Divorce is the supposed bad ending for a supposed “happily ever after.”
When you said your wedding vows years ago, this wasn’t the picture of the future. In your head, it would be just you, the spouse, and a bunch of kids under one roof. Everyone would be happy, especially you and the love of your life.
But when reality kicks in, you realize that not all marriages have a happily ever after.
After countless legal advice concerning divorce, discussions with the family, and soul searching, it’s clear that parting ways make sense. The image of a happy ending just burst and you can’t help but blame the ex for it all.

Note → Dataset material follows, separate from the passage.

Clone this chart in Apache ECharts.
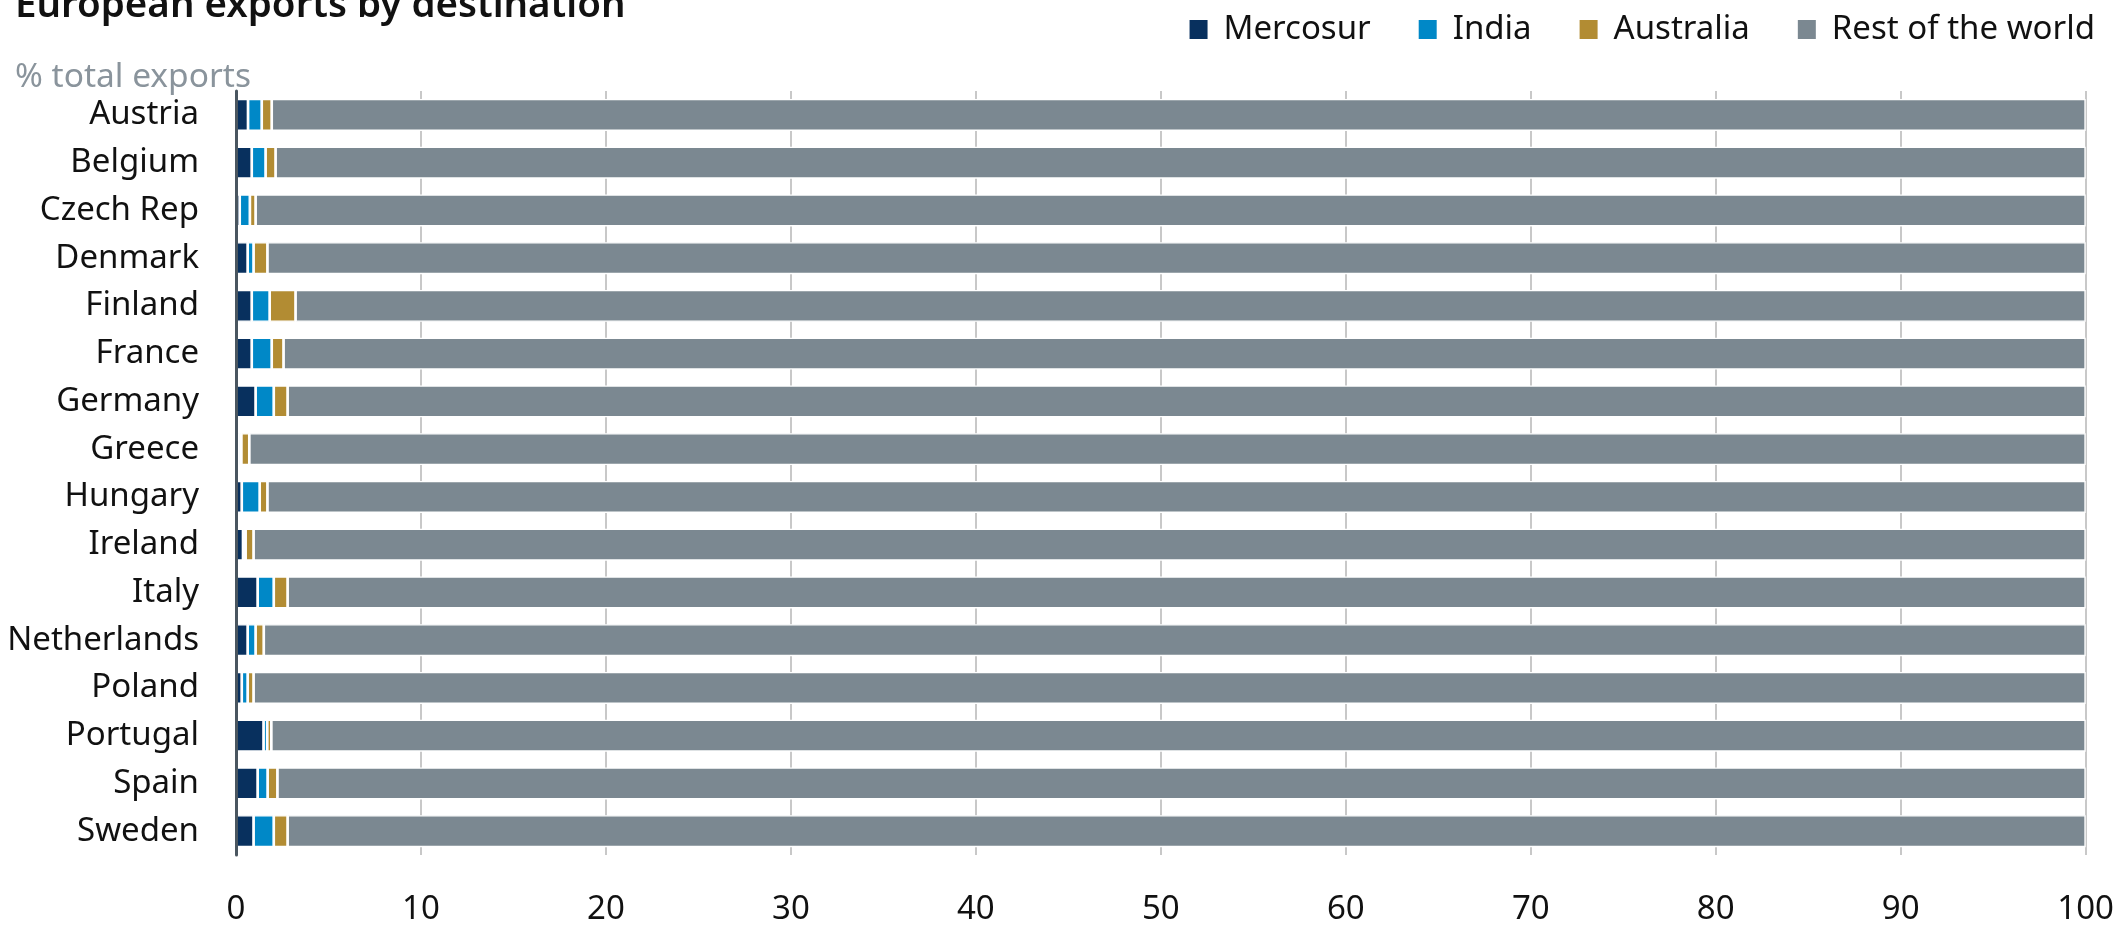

But that shouldn’t be the case.
Accept that the End Was for the Best
It’s hard to accept the reality of the separation; sometimes, you wish you both tried to work it out.
Think of it this way: had you stayed, would you be happier? Would you feel freer or trapped in an unhappy marriage? The relationship no longer worked; both of you struggled with each other’s demands but could no longer keep up.
Leaving the “unhappy” for the “happy” is always the best. This does not automatically mean life will be easier, but you will breathe easier.
End the Name Calling
Naturally, bitter feelings will come every now and then. The ex hurt you, which is why the temptation to call them names or to lash out at them is strong.
The name might be too catchy or suit them perfectly well, but whatever you do, restrain yourself.
Apart from it being a childish response, loaded words will only trigger your anger and stress. Words will always have personal stories to tell. Do you really want to be that person forever consumed by anger and sadness?
Focus on the Lessons Learned
Despite the end, you still had learning milestones during your relationship. Instead of focusing on why it ended, treasure the life lessons, which will help you live a better life. Learn from your mistakes.
A happily ever after with the ex is possible. It’s not romantic and it also takes time; in the end, it may result in forgiveness and peace of mind.